UB-Mannheim / ocr-fileformat

Validate and transform various OCR file formats (hOCR, ALTO, PAGE, FineReader)
https://digi.bib.uni-mannheim.de/ocr-fileformat/
MIT License
176 stars 23 forks source link

"ocr-transform page alto ... ...": loosing text #123

Closed jbarth-ubhd closed 1 year ago

jbarth-ubhd commented 4 years ago

Example page generated with OCR-D ocrd-calamari-recognize OCR_0007.zip

ocr-transform page hocr ... ... && ocr-transform hocr alto2.0 ... ... instead is loosing page size.

jbarth-ubhd commented 4 years ago

no open() syscall on any /usr/local/share/ocr-fileformat/xslt/* when doing strace -f.

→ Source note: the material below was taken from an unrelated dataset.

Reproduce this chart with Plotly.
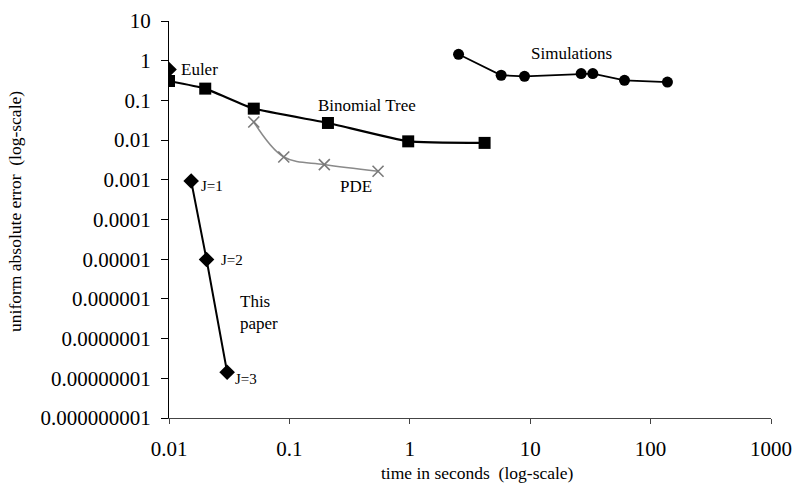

But calling execve("/usr/bin/java", ["java", "-jar", "/usr/local/share/ocr-fileformat/vendor/JPageConverter/PageConverter.jar", "-neg-coords", "toZero", "-source-xml", "OCR_0007.xml", "-target-xml", "xxx", "-convert-to", "ALTO"], 0x5614283d4a10 /* 24 vars */) = 0

jbarth-ubhd commented 4 years ago

I've checked the docs of the most recent JPageConverter: -convert-to available versions:

jbarth-ubhd commented 4 years ago

Perhaps duplicate of https://github.com/PRImA-Research-Lab/prima-page-converter/issues/13

kba commented 4 years ago

Perhaps duplicate of PRImA-Research-Lab/prima-page-converter#13

Indeed, PAGE-ALTO conversion requires word segmentation. @maxnth Can you think of any sensible workaround?

jbarth-ubhd commented 4 years ago

Did a quick-and-dirty script: https://gist.github.com/jbarth-ubhd/0e867c20008639145386a7978fdb27a4

kba commented 4 years ago

Great but maybe we can integrate pseudo-word creation on-the-fly directly into the converter, with a cmdline flag.

maxnth commented 4 years ago

Word level PAGE XML output for calamari has already been planned for some time now but sadly we didn't get to actually implementing it yet. It's one of my next tasks though and hopefully will get included in calamari within the upcoming month. I don't know whether that's too late for this specific case but maybe the info that the feature is being worked on might help anyways.

jbarth-ubhd commented 3 years ago

seems not to be fixed in v0.4.0.

kba commented 3 years ago

seems not to be fixed in v0.4.0.

ocrd_calamari is at 1.0.0 and calamari at 1.0.5 but word-level PAGE output is indeed not implemented yet in calamari AFAICT

mikegerber commented 3 years ago

ocrd_calamari (but AFAIK not Calamari yet) can produce word and glyph level segmentation since a year ago, it just does not do so by default. Sorry I didn't speak up earlier, I just didn't know about this issue here.

@jbarth-ubhd You need to set ocrd_calamari's parameter -P textequiv_level word.

Quoting ocrd_calamari's README:

In addition to the line text it may also output word and glyph segmentation including per-glyph confidence values and per-glyph alternative predictions as provided by the Calamari OCR engine, using a textequiv_level of word or glyph. Note that while Calamari does not provide word segmentation, this processor produces word segmentation inferred from text segmentation and the glyph positions. The provided glyph and word segmentation can be used for text extraction and highlighting, but is probably not useful for further image-based processing.

ocrd_calamari does more than Calamari here because we wanted to include Calamari's glyph level infos, i.e. character positions and alternative (less probable) character predictions; and as PAGE XML has a strict line>word>glyph hierarchy, we needed to include a word segmentation. This word segmentation is inferred from the text, e.g. "Lorem ipsum dolor sit amet" becomes "Lorem| |ipsum| |dolor| |sit| |amet", strictly on spaces as expected by OCR-D's validation.

mikegerber commented 3 years ago

Indeed, PAGE-ALTO conversion requires word segmentation.

I wasn't aware of that until now, good to know! And good it's already in ocrd_calamari, albeit originally for an entirely different reason. 😀

mikegerber commented 3 years ago

What prima-page-converter/ocr-fileformat could do, as far as I can tell from this issue: Give a user-friendly warning that there are no words in the PAGE document, so that ALTO conversion is not possible.

bertsky commented 1 year ago

No need for any of this, entirely, since we have been using https://github.com/kba/page-to-alto for this purpose instead since https://github.com/UB-Mannheim/ocr-fileformat/pull/134.

I suggest closing (cannot do it myself).